Published online by Cambridge University Press: 11 May 2024
Between 1885 and 1899, the C. G. Conn musical instrument manufacturing company of Elkhart, Indiana, aggressively advertised its world-renowned “Wonder” line of products, along with the artist musicians who played them, in several different types of print media. These included the company's early house organ, Trumpet Notes, its successor, C. G. Conn's Truth, Conn's occasional publication, C. G. Conn's Pictorial Truth, and their product catalogs, testimonial compilations, flyers, trade cards, and business cards. Perhaps the most extravagant marketing items published during this period were the several series of lithograph posters featuring prominent musical artists who proselytized Conn's products using both their images and handwritten testimonials.
These artist endorsements were more often than not encouraged by presentations of opulent, custom-made, gold-and-silver-plated, sometimes even diamond-studded, brass wind instruments from the Conn factory, prepared for the musicians’ testing and often for their own personal use. Alessandro Liberati was so enamored of Conn's products and reputation that he was among the very first to contact C. G. Conn following the devastating fire of January 29, 1883, that leveled the Elkhart facility. Liberati recalled, with relief, that he had safely received the diamond-studded, gold-plated Ultimatum model cornet custom-made for him just a few weeks before the fire. He was also among the first to arrive in Elkhart after Conn proudly opened the doors of his new factory, which had already been engaged in manufacturing musical products since mid-March—a mere six weeks after Conn chose to rebuild on the very spot where his previous factory burned to the ground on his thirty-ninth birthday. The local paper noted the likelihood that Liberati would be asked to play the “first cornet made by Conn since the fire” at a concert to benefit Conn's employees and to celebrate the factory's reopening.

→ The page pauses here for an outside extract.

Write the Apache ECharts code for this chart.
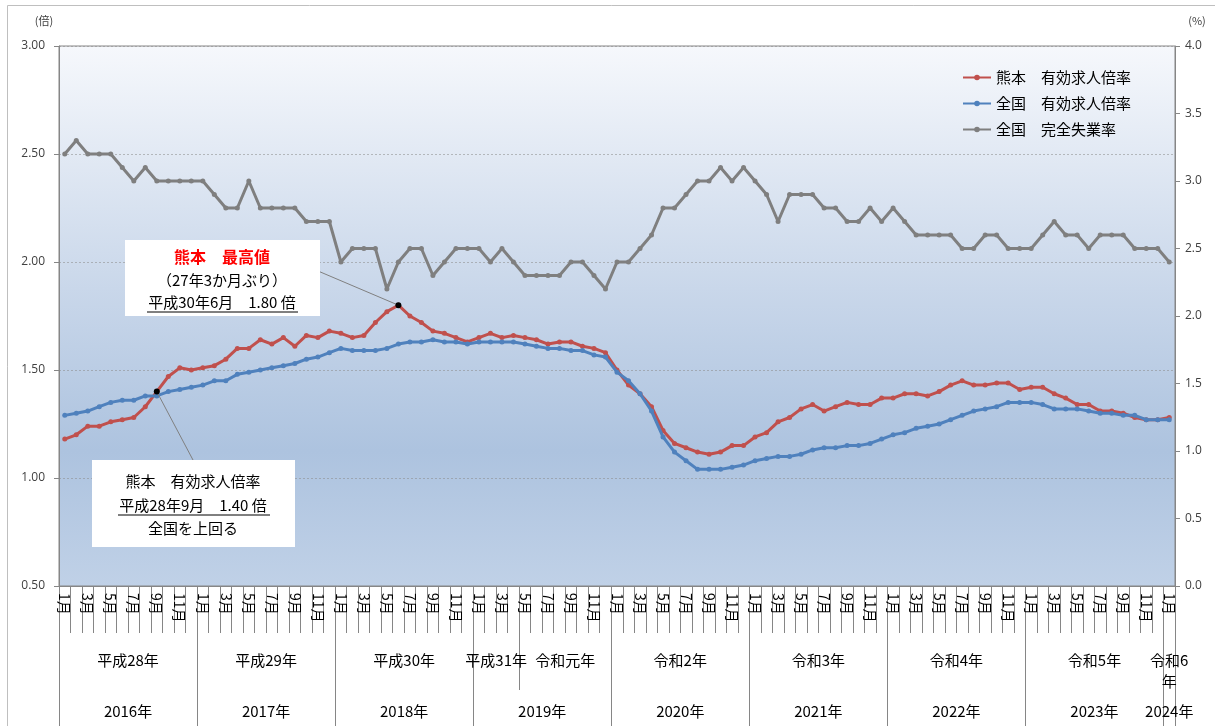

Conn spared no expense rebuilding both the “horn factory” and his printing and publishing department, located in a secondary building annexed to the instrument plant. As he prepared to step up his advertising campaign following the fire, Conn contracted with several lithography and engraving firms. The exquisite, detailed engravings of the new factory and Conn's musical products in the originally biweekly Trumpet Notes were prepared by engraver Joe K. French, of French Bros. (Toledo, Ohio).